Yes, CFDs (Contracts for Difference) can be high-risk investments due to their leveraged nature. This means that traders can potentially lose more than their initial investment. It is important for investors to fully understand the risks involved before trading CFDs. That’s why we don’t do day trading, the probability that you can make money every day with high risk trading is very low to non-existed in long term.
No, we cannot recommed it! We do use CFD trading because we have an account with good conditions, but in most cases, it would be better to buy stocks directly. A significant disadvantage of CFD trading is that it penalizes holding positions, which is generally the best way to win with stocks. This encourages short-term opening and closing of positions, significantly reducing the probability of making.
You always have the ability to trade or invest only in Long Positions, betting on a constantly increasing market but the market never goes only up. On average the markets crash every 10 years or so and it could take them around 2-5 years to recover. Additionally every 2-3 years, there is a market correction between 10-20%. Having a trading platform that allows you to trade Long and Short positions, gives you the opportunity to make money from every market trend. For example, you could still buy S&P long positions but in bear market you can secure some profitability by opening Short positions. Having said that, short positions are generally extremely risky and we clearly show this in our app. Our biggest long term positions are only long positions and usually in ETFs. Our short positions are solely CFD-based with low leverage, and in most cases, we avoid shorting the market.
Long positions in S&P 500 and stocks in strong dividend paying companies always made money for us so far. With indexes like S&P 500, buying long positions are less risky trades, as long as you ready to hold the positions long term. It is the reason why most people invest in S&P 500, either in ETFs or mutual funds tracking the same index. Historically, in the long run, S&P tend to go higher. If you want to trade or invest with reduced risk, and never look back, you should buy only long positions. We use ETFs for long term investments and often hedge CFD S&P500 positions for short term income.
When it comes to short term hedging with CFD, this is leveraged type trading. This allows us to make a higher profit with small market movements but increases the risk of holding the position longer. In case the market turns in the opposite direction, we would end up holding a losing position for an eventually a long period, with increasing margin requirements. To reduce the risk, we make sure that we take regularly profits and do not hold too many open positions at the same time.
For stocks or ETFs, we do not have specific time-frames. If the stock we purchased is profitable by a reasonable margin, depending on the asset, we may trim it to secure profits or keep it for long term gains. We haven’t sold any S&P long-term ETFs investments.
A general rule of thumb, you should never use more than 5-10% of your available cash capital for trading. If you have 100K in a bank, you should use no more than 5-10K for trading. Additionally, we would recommend from the available 10K to use no more than 5K in the beginning and hold the second 5K as a backup. The reason for this, at the beginning depending on the market situation, it could happen that you have open positions that you have to hold for longer than usual. You have to be prepared to inject additional money into your trading account is required to hold the positions! If you start with 5K you should never open a position that has a margin larger than 250-300$.

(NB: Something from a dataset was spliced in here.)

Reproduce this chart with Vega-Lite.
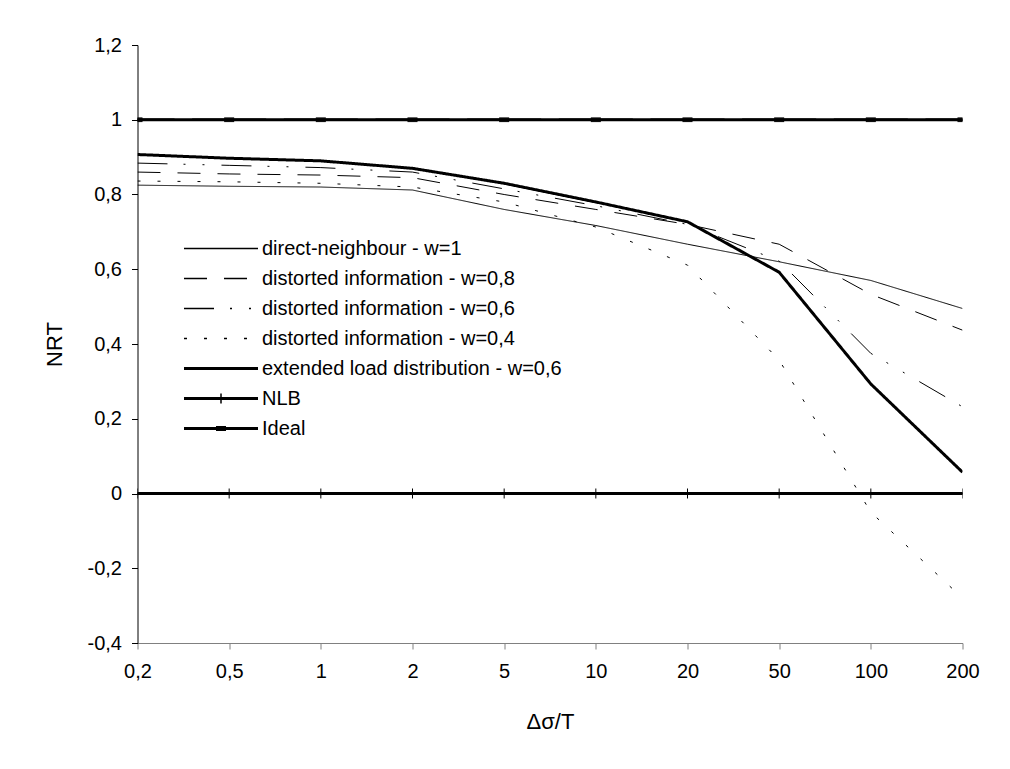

For S&P500 investing, we do not have limits, with the exception that we never hold more than 10-15% of our available cash in a single stock.
Yes, it is possible to make money with trading, but it is not easy or guaranteed. Trading requires skill, discipline, and a solid understanding of financial markets and instruments. It also involves managing risk effectively and maintaining emotional control during both winning and losing trades. While some traders may achieve success in the short term through luck or other factors, long-term profitability requires consistent application of sound trading principles and strategies. Additionally, it’s important to note that trading involves significant risks, including the potential for substantial losses, and should be approached with caution and a well thought out plan.
CFD or Contract for Difference allows us to trade with leverage so you can make more money by investing less. However, if you don’t know how to use it, it can be very dangerous. Making a lot of money as a beginner could make you more keen to use higher leverage. The key is to never over-trade and has enough margin in case the market turns in the opposite direction. Please don’t get too greedy! We know that feeling when the market turns in your favor and you tell yourself, “If I only put more leverage”. The moment you start to trade with more leverage the margin will increase and you will have no available capital to put in the new trend. Be cautious!
The stock market is one of the few businesses, where other traders are NOT our competitors! The market benefits when more people participate, not the opposite. Having said that, the market is not necessary there for your benefit. Showing what stocks we buy or sell doesn’t have to be a secret, considering that all big hedge funds or financial institutions are required by the law to publish their positions too.
Additionally investing and trading is not scaling indefinably without risk, so we hope that we could build a service in the long term that would be helpful for you and be able to generate some additional revenue for us.
No, it is not! For us, trading is like a side hustle. Trading was never been that easy before, with a lot of mobile applications delivering the market directly on your palm. However, we don’t enjoy constantly monitoring charts or keeping up with financial news around the clock. Instead, we trade only when we identify an opportunity.
Unfortunately, the barrier to open a fund is high and at the moment we can’t commit to working on that scale. We earn enough, we find our current situation satisfactory and like to enjoy the freedom. We won’t feel comfortable working with someone else money.
No we are not. Trading is a hobby for us, sometimes very profitable one for us, however we are not registered and do not have it as a goal to be professional registered traders.
No, trading is not our main source of income. We have jobs, and hold additional businesses. We have also income from dividends stocks, ETFs and Real Estate. We are sharing our dividend stock investments in our App. We buy only one ETF, which the Vanguard S&P 500, and we do this monthly. We will continue hedging CFD S&P500 for short term income, when possible.